Councilwoman Rachel Schaevitz

Rachel Schaevitz, KLN '14, was recently elected to Town Council in Chapel Hill, North Carolina. Schaevitz follows the record number of women running, and being elected into office following the 2016 presidential election and the Women's Marches across the country.

Schaevitz graduated from New York University with a degree in film studies in December 2001. She moved to China for one year to teach English. Upon returning to the United States, Schaevitz attended Boston University and obtained her master's degree in film studies in 2007. She then earned her doctorate in media and communication from Klein College in 2014.

Her dissertation, "Without words: The use of an image-based instructional video to convey information to culturally diverse audiences," focused on how much information viewers can take in during purely visual media.

Schaevitz teaches for the Communication department as a postdoctoral scholar for the public humanities at the University of North Carolina.

Before the election, Schaevitz said her involvement in politics was more superficial than anything else.

"I canvassed for Obama in New York City...I paid attention, but wasn't an activist," Shaevitz said. "I was also involved in school politics in high school."

Schaevitz began her political career by serving as the chairperson of the American Legion Task Force—an organization that opens a conversation with the public, determining its land.

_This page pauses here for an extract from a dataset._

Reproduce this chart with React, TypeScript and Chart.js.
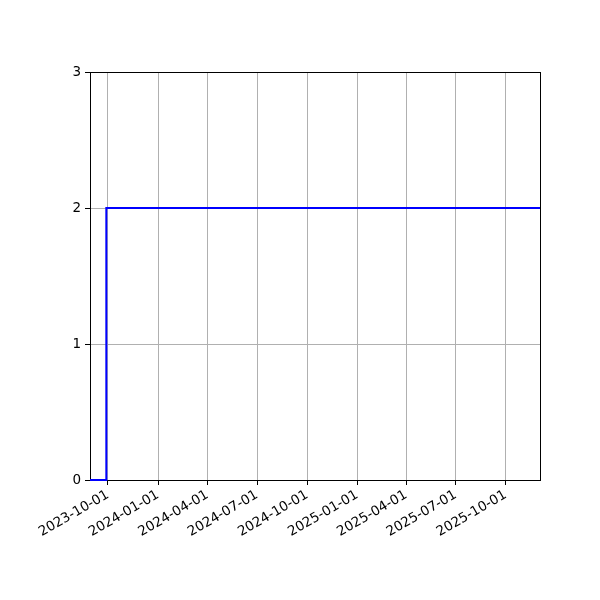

Her appreciation for the arts also helped her get appointed to the Town of Chapel Hill's Cultural Arts Commission. Throughout her undergraduate and post-graduate degrees, Schaevitz studied film and wanted to bring her outside creativity to her town.

Schaevitz's inspiration to run for political office wasn't until she attended the Women's March in 2017 at Raleigh, North Carolina with her neighbors. She went with a couple of her neighbors and was in awe of the tens of thousands of attendees.

"We made a pact to channel our feeling of frustration with the government we didn't agree with towards a positive outcome," said Schaevitz.

After brainstorming a plan with her two neighbors, Schaevitz announced her campaign in June 2017. The five months of campaigning that followed were rewarding, difficult and inspirational for Schaevitz.

"We're not the classic type to run for local office," Schaevitz said. "I'm a mom, I have a three-year-old and a five-year-old, I work a full-time job, my husband works a full-time job. [Running for office] was something we had to make space for."

Schaevitz knew that many of the people she would turn to for help also had busy schedules and was able to find the help she needed with just small favors.

"We found ways [for people] to contribute in small ways," Schaevitz said. "[People] just did one percent of what we needed and when you found 100 people doing one percent, that's 100 percent. It was relying on a bigger amount of people to do a small amount of work each."

Schaevitz praised the smaller moments of her campaign that helped it to feel like a success, like inspiring her daughter and being recognized as an elected official at the 2018 Women's March exactly one year after beginning the journey. She also hopes Chapel Hill will continue to excel in sustainability.

"Local government is a much purer form of representative government," said Schaevitz. "I didn't have to go far to find out what people wanted."